Casa Mare • Girls (Girl Scouts)
est. 1958, Seabrook (Gulf Coast)
Ages 8–17 • $300–$400/week; one- or two-week sessions

Located on Galveston Bay in Seabrook, Casa Mare is a somewhat rare coastal alternative in a state full of Hill Country and Piney Woods camps. Casa Mare lives up to its name and locale, with an emphasis on saltwater sailing, scuba, snorkeling, and skin-diving. Landlubbers have plenty to choose from, too, thanks to such wildly varied activities as Casa Mare’s acclaimed fencing school, candle-making classes, and beginning yoga lessons, not to mention the late-night owl prowls in nearby coastal prairies. 

Heart O’ the Hills Camp • Girls
est. 1953, Hunt (Hill Country)
Ages 6–16 • $2,600/13 days; $4,690/26 days

Like many Hill Country girls’ retreats, Heart O’ the Hills places an emphasis on self-improvement and etiquette; nevertheless, it’s considered the most laid-back of its ilk. Set along the banks of the Guadalupe River on 150 acres, HOH used to be a resort. Campers choose nine activities from a list of 50, including such unusual selections as powerwalking, rappelling, and juggling. With an emphasis on confidence-building and developing close relationships among campers and counselors, Heart O’ the Hills pushes kids to try new skills and leave their electronic lives behind. 

Kickapoo Kamp for Girls • Girls, est. 1925, Kerrville (Hill Country)
Christian • Ages 7–17
$1,400/one week; $2,700/two weeks; $3,400/three weeks

The oldest all-girls camp in the Hill Country, Kickapoo—which hosts roughly 110 campers in residence during each summer term—believes firmly in the one-big-family approach, and friendships bloom among campers of all ages. Three generations of the founding Ford family have presided over five generations of campers here. 

Laity Lodge Youth Camp • Coed
est. 1967, Leakey (Hill Country)
Christian • Grades 2–10
$875/week; $1,675/two weeks

Nestled in the steep canyons along the headwaters of the crystalline, spring-fed Frio River, Laity Lodge comprises two camps sprawling across 1,900 of the loveliest acres in the high Hill Country near Leakey. (Camp Singing Hills is for second-to-fifth graders; Echo Valley is for kids in the sixth to tenth grades; the entire complex belongs to the Butt family of H-E-B fame.) The area’s rugged terrain is prime territory for rock-climbing and rappelling, while the Frio is primo for canoeing and kayaking, should the fickle Southwest Texas rains cooperate. As the name suggests, Laity Lodge has a fairly heavy spiritual emphasis. (See p. 61.)

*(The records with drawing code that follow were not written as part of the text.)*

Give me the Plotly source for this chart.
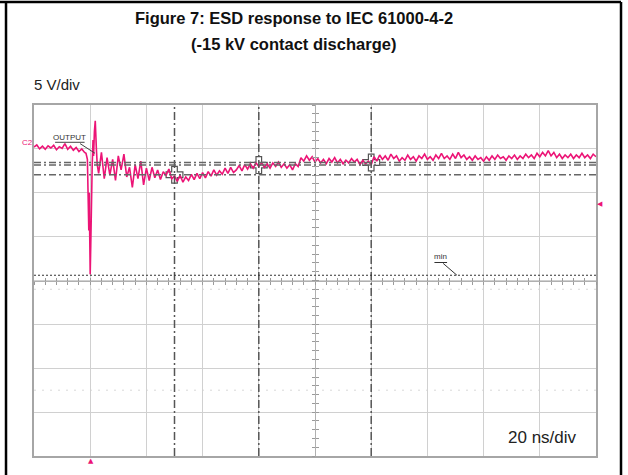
import plotly.graph_objects as go

# ---------------- data ----------------
# time in ns relative to trigger, voltage in V (screen centre = 0 V, 5 V/div)
t_pre = list(range(-20, -1))
v_pre = [15.2, 15.45, 15.0, 15.3, 14.95, 15.35, 15.1, 15.4, 14.9, 15.25,
         15.05, 15.6, 14.95, 15.3, 14.85, 15.15, 14.7, 15.0, 14.6]

t_spike = [-1.5, -1.0, -0.7, -0.5, -0.35, -0.2, 0.0, 0.2, 0.4, 0.7, 1.0, 1.2,
           1.5, 1.8, 2.2, 2.5]
v_spike = [14.5, 13.8, 9.5, 5.7, 10.0, 3.5, 0.7, 4.0, 9.0, 13.0, 16.0, 14.2,
           17.0, 18.2, 15.0, 13.2]

t_post = list(range(3, 181))
v_post = [
    # 3..21 ringing
    12.2, 14.6, 11.6, 14.0, 12.0, 13.8, 11.4, 14.2, 12.6, 14.4,
    11.8, 12.9, 10.6, 13.2, 11.6, 13.6, 10.9, 12.8, 11.4,
    # 22..40
    12.9, 11.7, 12.6, 11.5, 12.4, 12.0, 12.7, 11.6, 11.9, 11.3,
    12.0, 11.2, 11.8, 11.4, 12.1, 11.5, 12.2, 11.6, 12.3,
    # 41..60
    11.7, 12.4, 11.9, 12.6, 12.0, 12.5, 12.1, 12.8, 12.2, 12.9,
    12.3, 12.6, 13.1, 12.5, 13.2, 12.7, 13.3, 12.8, 13.4, 13.0,
    # 61..100
    13.4, 12.9, 13.3, 12.8, 13.4, 13.0, 13.5, 12.9, 13.3, 12.8,
    13.2, 12.6, 13.3, 13.0, 14.0, 13.6, 14.2, 13.7, 14.1, 13.5,
    13.9, 13.4, 13.8, 13.3, 13.9, 13.5, 14.0, 13.4, 13.8, 13.3,
    13.7, 13.4, 13.9, 13.5, 13.8, 13.2, 13.7, 13.3, 13.6, 13.2,
    # 101..180
    14.1, 13.6, 14.3, 13.8, 14.2, 13.7, 14.4, 13.9, 14.2, 13.6,
    14.0, 13.7, 14.3, 13.8, 14.1, 13.6, 14.2, 13.9, 14.4, 13.8,
    14.1, 13.7, 14.3, 13.9, 14.5, 13.9, 14.2, 13.8, 14.4, 13.9,
    14.6, 14.0, 14.3, 13.8, 14.1, 13.7, 14.2, 13.8, 14.0, 13.6,
    14.1, 13.7, 14.2, 13.8, 14.3, 13.9, 14.1, 13.7, 14.2, 13.9,
    14.3, 13.8, 14.2, 13.9, 14.4, 14.0, 14.3, 13.9, 14.5, 14.1,
    14.6, 14.2, 14.8, 14.2, 14.6, 14.0, 14.4, 13.9, 14.3, 14.0,
    14.4, 13.9, 14.3, 14.0, 14.5, 14.0, 14.3, 13.9, 14.4, 14.1,
]

t_ns = t_pre + t_spike + t_post
v_out = v_pre + v_spike + v_post

# cursors (time, level) and reference lines
cursor_t = [30, 60, 100]
cursor_v = [12.05, 13.15, 13.45]
min_level = 0.6
faint_levels = [-1.0, -12.5]
trig_level = 8.7
trig_time = 0.3

x_range = [-20, 180]
y_range = [-20, 20]

PINK = "#ec1476"
GRID = "#d0d0d0"
BORDER = "#a6a6a6"

fig = go.Figure()

# dummy traces to activate the centre axes
for k in (2, 3):
    fig.add_trace(go.Scatter(x=[None], y=[None], xaxis=f"x{k}", yaxis=f"y{k}",
                             showlegend=False, hoverinfo="skip"))

# cursor crosshair markers
fig.add_trace(go.Scatter(
    x=cursor_t, y=cursor_v, mode="markers", showlegend=False, hoverinfo="skip",
    marker=dict(symbol="cross", size=14, color="white",
                line=dict(color="#555555", width=1.2))))

# trace
fig.add_trace(go.Scatter(
    x=t_ns, y=v_out, mode="lines", showlegend=False,
    line=dict(color=PINK, width=1.6), cliponaxis=False))

shapes = []
# vertical cursors
for ct in cursor_t:
    shapes.append(dict(type="line", xref="x", yref="y", x0=ct, x1=ct,
                       y0=y_range[0], y1=y_range[1],
                       line=dict(color="#555555", width=1.5, dash="8px,3px,2px,3px")))
# horizontal cursors
for cv in cursor_v:
    shapes.append(dict(type="line", xref="x", yref="y", x0=x_range[0], x1=x_range[1],
                       y0=cv, y1=cv,
                       line=dict(color="#666666", width=1.5, dash="7px,3px,2px,3px")))
# min line
shapes.append(dict(type="line", xref="x", yref="y", x0=x_range[0], x1=x_range[1],
                   y0=min_level, y1=min_level,
                   line=dict(color="#333333", width=1.2, dash="2px,2px")))
for fl in faint_levels:
    shapes.append(dict(type="line", xref="x", yref="y", x0=x_range[0], x1=x_range[1],
                       y0=fl, y1=fl, layer="below",
                       line=dict(color="#d8d8d8", width=1, dash="2px,6px")))
# OUTPUT label underline and pointer
shapes.append(dict(type="line", xref="x", yref="y", x0=-12.5, x1=-2.0, y0=15.75, y1=15.75,
                   line=dict(color="#444444", width=1)))
shapes.append(dict(type="line", xref="x", yref="y", x0=-3.6, x1=1.7, y0=15.6, y1=14.5,
                   line=dict(color="#444444", width=1)))
# min label underline and pointer
shapes.append(dict(type="line", xref="x", yref="y", x0=122.5, x1=127.0, y0=2.05, y1=2.05,
                   line=dict(color="#333333", width=1)))
shapes.append(dict(type="line", xref="x", yref="y", x0=125.6, x1=130.5, y0=1.95, y1=0.6,
                   line=dict(color="#333333", width=1)))
# outer frame (paper coords relative to the plot area)
for (x0, x1, y0, y1) in [(-0.0498, -0.0498, -0.06, 1.2934),
                         (1.0445, 1.0445, -0.06, 1.2934),
                         (-0.0605, 1.0445, 1.2934, 1.2934)]:
    shapes.append(dict(type="line", xref="paper", yref="paper",
                       x0=x0, x1=x1, y0=y0, y1=y1,
                       line=dict(color="black", width=2.5)))

TITLE_FONT = dict(family="Liberation Sans, Arial", size=16.5, color="#111111")
annotations = [
    dict(text="<b>Figure 7: ESD response to IEC 61000-4-2</b>", xref="paper", yref="paper",
         x=0.4625, y=1.2479, xanchor="center", yanchor="middle", showarrow=False,
         font=TITLE_FONT),
    dict(text="<b>(-15 kV contact discharge)</b>", xref="paper", yref="paper",
         x=0.4625, y=1.1738, xanchor="center", yanchor="middle", showarrow=False,
         font=TITLE_FONT),
    dict(text="5 V/div", xref="paper", yref="paper", x=-0.004, y=1.057,
         xanchor="left", yanchor="middle", showarrow=False,
         font=dict(family="Liberation Sans, Arial", size=15, color="#222222")),
    dict(text="20 ns/div", xref="paper", yref="paper", x=0.84, y=0.0513,
         xanchor="left", yanchor="middle", showarrow=False,
         font=dict(family="Liberation Sans, Arial", size=17, color="#222222")),
    dict(text="C2", xref="paper", yref="y", x=0.0, y=15.75, xanchor="right",
         yanchor="middle", showarrow=False, xshift=1,
         font=dict(family="Liberation Sans, Arial", size=8, color=PINK)),
    dict(text="OUTPUT", xref="x", yref="y", x=-7.5, y=16.35, xanchor="center",
         yanchor="middle", showarrow=False,
         font=dict(family="Liberation Sans, Arial", size=8, color="#333333")),
    dict(text="min", xref="x", yref="y", x=124.7, y=2.75, xanchor="center",
         yanchor="middle", showarrow=False,
         font=dict(family="Liberation Sans, Arial", size=8, color="#333333")),
    # trigger level / trigger position markers
    dict(text="\u25C0", xref="paper", yref="y", x=1.0071, y=trig_level,
         xanchor="center", yanchor="middle", showarrow=False,
         font=dict(family="DejaVu Sans", size=7, color=PINK)),
    dict(text="\u25B2", xref="x", yref="paper", x=trig_time, y=-0.014,
         xanchor="center", yanchor="middle", showarrow=False,
         font=dict(family="DejaVu Sans", size=7, color=PINK)),
]

common_hidden = dict(showticklabels=False, showgrid=False, zeroline=False)

fig.update_layout(
    width=628, height=475,
    margin=dict(l=34, r=32, t=105, b=19),
    paper_bgcolor="white", plot_bgcolor="white",
    showlegend=False,
    shapes=shapes, annotations=annotations,
    xaxis=dict(range=x_range, dtick=20, tick0=-20, showgrid=True, gridcolor=GRID,
               gridwidth=1, showline=True, linecolor=BORDER, linewidth=1.5, mirror=True,
               zeroline=False, showticklabels=False, ticks=""),
    yaxis=dict(range=y_range, dtick=5, tick0=0, showgrid=True, gridcolor=GRID,
               gridwidth=1, showline=True, linecolor=BORDER, linewidth=1.5, mirror=True,
               zeroline=False, showticklabels=False, ticks=""),
    xaxis2=dict(overlaying="x", anchor="free", position=0.5, range=x_range,
                dtick=4, tick0=-20, ticks="outside", ticklen=3, tickcolor="#9a9a9a",
                showline=True, linecolor="#b0b0b0", linewidth=1, **common_hidden),
    xaxis3=dict(overlaying="x", anchor="free", position=0.5, range=x_range,
                dtick=4, tick0=-20, ticks="inside", ticklen=3, tickcolor="#9a9a9a",
                showline=False, **common_hidden),
    yaxis2=dict(overlaying="y", anchor="free", position=0.5, range=y_range,
                dtick=1, tick0=0, ticks="outside", ticklen=3, tickcolor="#9a9a9a",
                showline=True, linecolor="#b0b0b0", linewidth=1, **common_hidden),
    yaxis3=dict(overlaying="y", anchor="free", position=0.5, range=y_range,
                dtick=1, tick0=0, ticks="inside", ticklen=3, tickcolor="#9a9a9a",
                showline=False, **common_hidden),
)

fig.write_html(
    "out.html",
    config={"displayModeBar": False},
    post_script="document.body.style.margin='0';document.body.style.overflow='hidden';",
)
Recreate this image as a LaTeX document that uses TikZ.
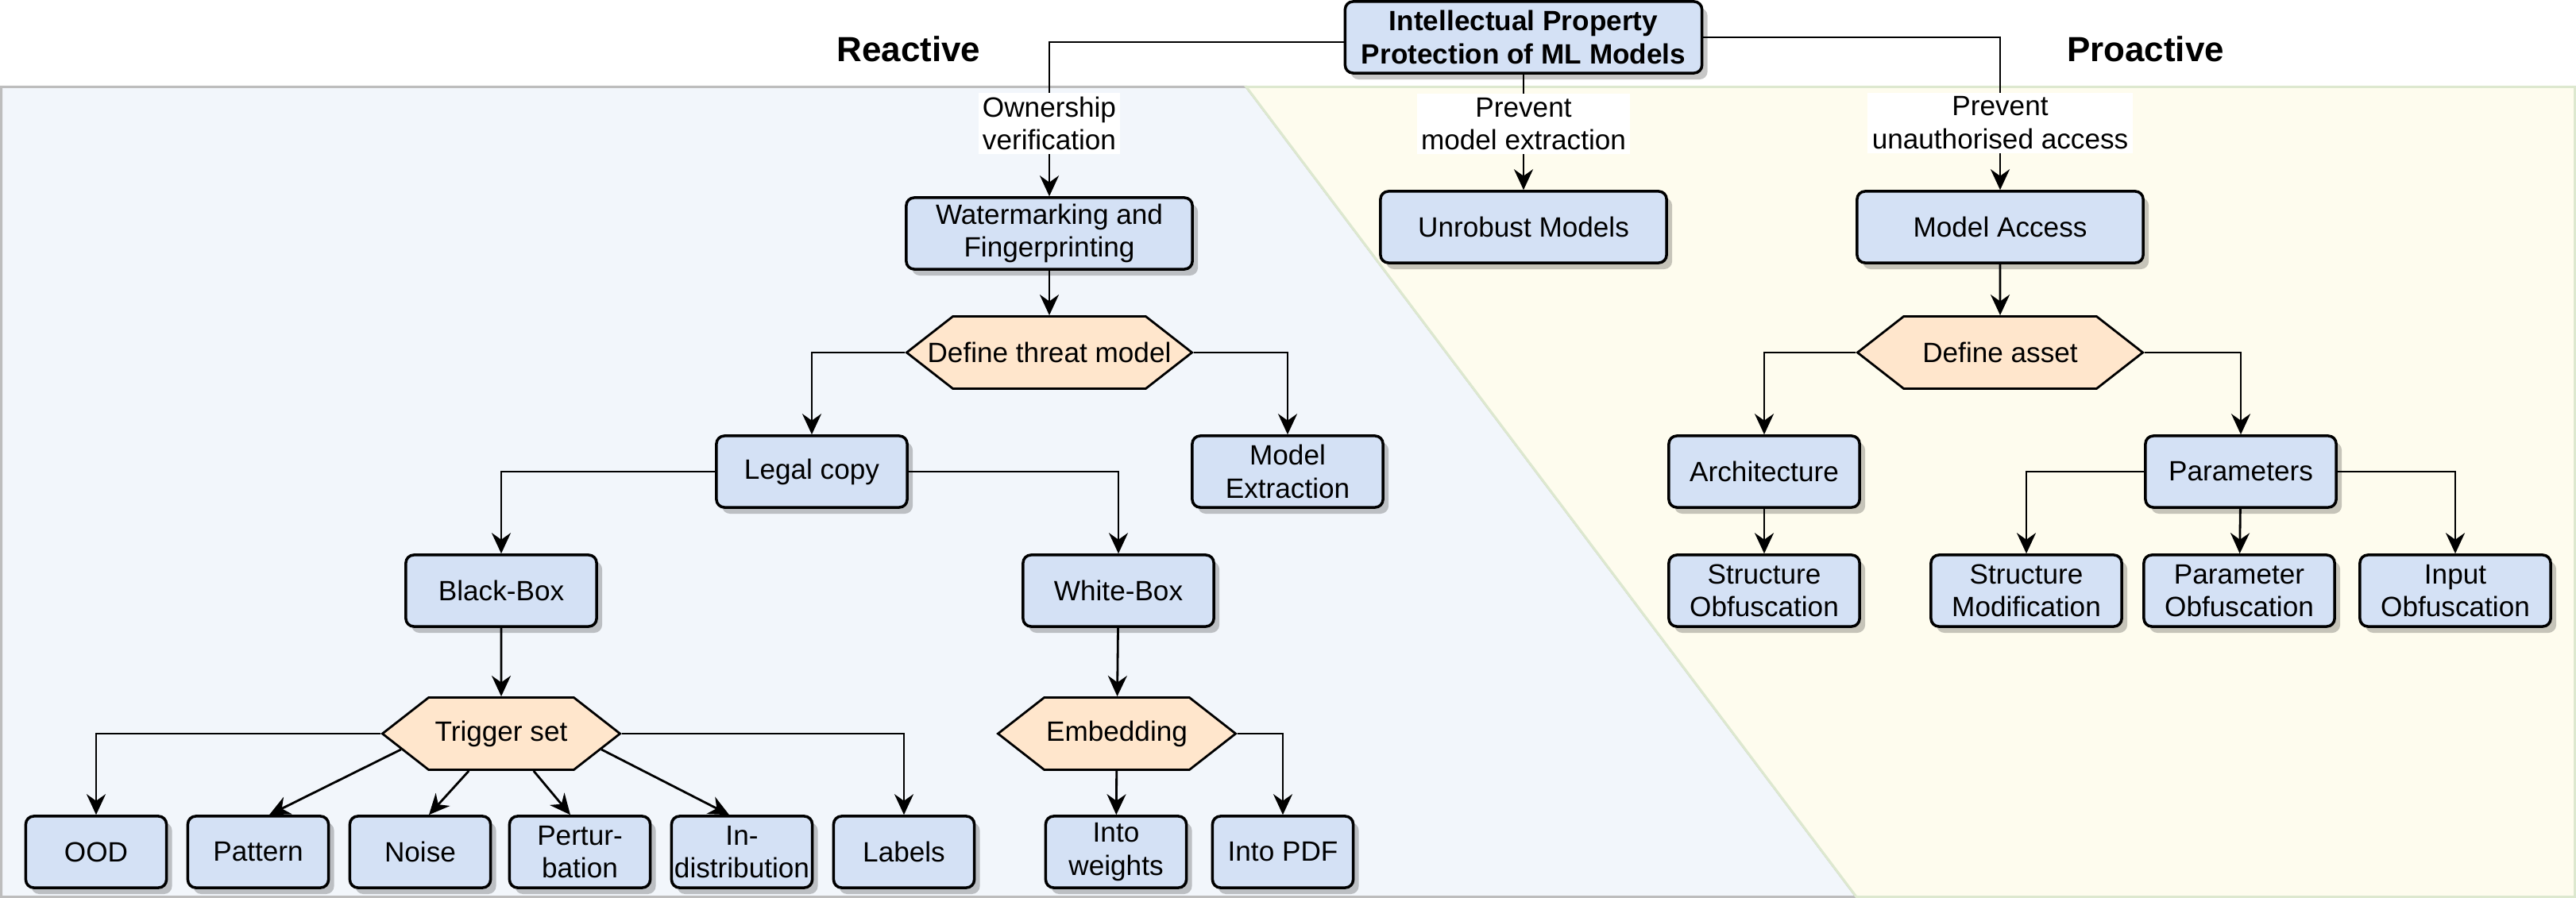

URJ Greene Family Camp • Coed
est. 1976, Bruceville (Hill Country)
Jewish • Grades 2–10
$2,050/9 days; $3,700/23 days

Serving Jewish campers in Texas and Oklahoma since 1976, Greene Family Camp, spread over 160 acres in Central Texas, prides itself on offering physical as well as service-based activities. The camp, which is air-conditioned, offers ropes courses, canoeing, and swimming, while evenings bring everyone together for Iron Chef competitions, pool parties, and campouts. Activities extend beyond Greene’s borders, with excursions to the local Habitat for Humanity and food bank. The goal here, organizers say, is a well-rounded camper. 

YMCA Camp Flaming Arrow
Coed • est. 1927, Hunt (Hill Country)
Christian • Ages 6–15
$421/half week; $863/week

If you’re looking for an affordable Hill Country camp, Flaming Arrow, located along the Guadalupe River at the foot of Mt. Vesper, might be your place. Amenities are utilitarian but quaint, with a rustic dining hall and 12 campers to each air-conditioned cabin. Campers play all manner of sports, navigate ropes courses, and splash into the river from a 100-foot waterslide. Horseback riding, both English and Western, is a staple, complete with opportunities for trail rides through the wilderness.